Everything is falling into place for her trip to Los Angeles. She has sublet a studio apartment in an ideal location for taking improv classes, and because getting around in L.A. is no snap, her Dad has offered her a not-so-pretty minivan.
She knows it’s petty, but that car does not fit the image she wants to project. It’s clunky and larger than a Scion or a Fit or a Mini-Cooper and bespeaks ordinary and safe whereas she wants to say cute, snappy, cutting edge. It’s a minivan, after all, a silver Ford Windstar of indeterminate age previously owned by a food bank in rural Northern California, and the roof is peeling.
First of all, I’m not faulting her for having this car image problem. It’s healthy to think she’s entitled to a positive view of herself. And if she follows my advice, no matter what car she drives in LA, she will see her bright side.
Yet it is important to acknowledge what marketing research has shown about the effect on one’s self-image of car and clothing brands.
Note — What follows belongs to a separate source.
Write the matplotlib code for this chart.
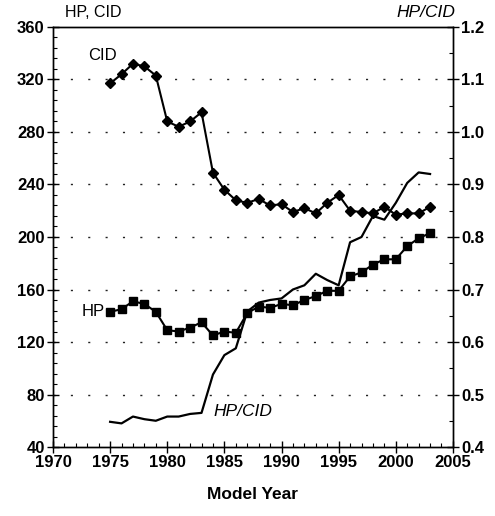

According to University of Minnesota researchers, one group of women was sent into a mall with a plain pink shopping bag and another group with a Victoria’s Secret bag. Those carrying the branded bag rated themselves more feminine, glamorous and good-looking.
Researchers also found that people who used a pen with the MIT logo rated themselves higher as leaders and smarter than others.
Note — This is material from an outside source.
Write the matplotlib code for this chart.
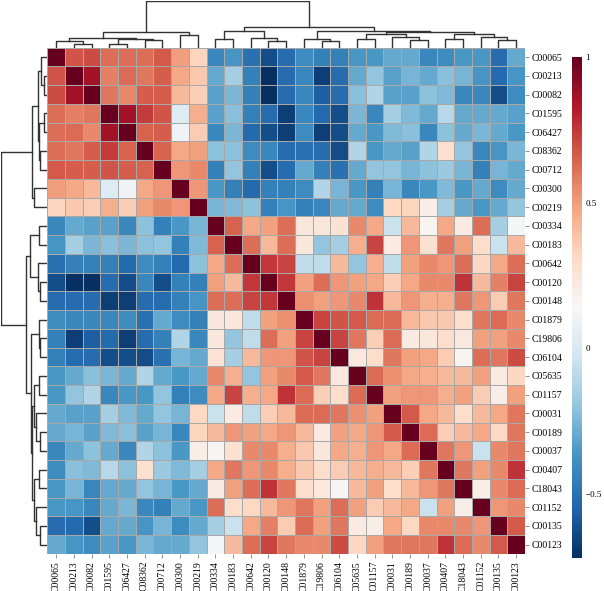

So it goes to show that brands have real power because, as researchers say, from the clothes we wear to the cars we drive and the bags we carry, they all make statements about who we are or who we want to be. And my point is that the stories we tell ourselves have that same power over us. They can enlighten or mislead, inspire or discourage.
The truth is, I, myself, drive an image-challenged car. It’s a maroon ’97 Toyota Corolla missing its hubcaps on the passenger side. In addition, the passenger side has numerous white scrapes, evidence that I have misjudged the parking space to which I have been assigned in my building’s garage. I can remember the loss of both hubcaps, how they bounced off when I brushed the curb on Noe Street.
When I look at the car, I see its unloveliness, its bruises, the unrepaired damage and I see a car not worth stealing, a car not needing to be heavily insured, a car that’s easy to pick out in a parking lot if you’re on the passenger side. To me, the car says I am not concerned with what people think of me or my materialism. Although I admit I have yet to hand over the keys for valet parking at any social gala.
Part of my comfort with driving an inconsequential car is reverse snobbism. I don’t live in Pacific Heights, Sea Cliff or Nob Hill, I live in eastern Western Addition, northern Hayes Valley, eastern Tenderloin and south Cathedral Hill, at an unglamorous address in this city of splendor.
Should anyone want to know why I drive that car, I have a story. Most queries, however, come from my parking lot friends at Safeway on Webster and O’Farrell, men who perceive me as having more money than they do, but notice that their cars look a lot better than mine. These are friends I don’t try to impress.
It’s when I am giving rides to more affluent friends that I explain the car’s declasse look as an example of urban detailing, as if the detailers offered me a special on denting, removal of original paint, scratching, scuffing, spills and stains.
Telling this story allows me to acknowledge the shamble the car is in but to project an aura of courage, conviction and competency, as if it’s a choice after all.
If Turquoise does drive the silver Windstar with the peeling roof around Los Angeles, my advice is to smile and improvise an incredible story behind this food bank cast off, something about the number of lives saved, skidding under falling branches, swerving through torrential downpours, skimming over frozen rutty back country roads, etc. Actually any story replete with detailing will do.
I have changed my niece’s name so as not to dent or tarnish her self-image.